Mr. Zuckerberg: Over the last few years, we’ve had to deal with all of these different issues around content and voice, and I realized I never wrote out a full articulation of how I think about this stuff.
Mr. Elleithee, founding executive director of the Georgetown University Institute of Politics and Public Service: We were interested in doing a series of conversations on democracy in the digital age. We began soft outreach, and in the course of conversations with Facebook, we got a call from them saying, “We may have something that fits.”
From the second that they told us it was Mark Zuckerberg, we knew this was going to be a big moment.
Mr. Zuckerberg: So basically, the speech kind of breaks out into three sections, and it’s comprehensive. That might just be another word for saying it’s long.
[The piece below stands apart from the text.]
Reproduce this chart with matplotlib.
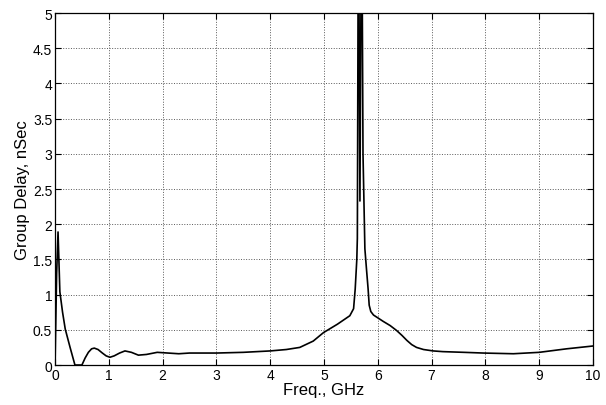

Mr. Elleithee: I met him for the first time the night before the speech, when he came with his team to check out the venue and did a run-through. He gave me a brief overview of what he planned to say to help me think through the Q. and A.
Mr. Zuckerberg: I hope that this is a moment to put our place in history, in perspective, but also to put some perspective around the individual decisions that we make on different types of harm and risks that come up.
I don’t expect everyone to agree with me on everything.
Mr. Elleithee: The speech was at 1 p.m. the next day, and when I showed up on campus at 8 a.m. there was already a line out the door of students waiting to get in. There were clearly students who had slept there.
Just before Zuckerberg got onstage, I did a walk-through of the room, and I could tell from the beginning that he was going to walk into a room full of skeptics. The room was totally focused on him. You could hear a pin drop.
You could tell he was nervous in the beginning. But as the speech progressed, he got more comfortable.
The students asked tough questions. We must have had 15 cards that wanted to know, from an ethical perspective, how the company saw its responsibility when bad actors used Facebook for genocide. I don’t think he was comfortable with every question, and he didn’t have a good answer to that one.
(Mr. Zuckerberg was interviewed two days before the speech.)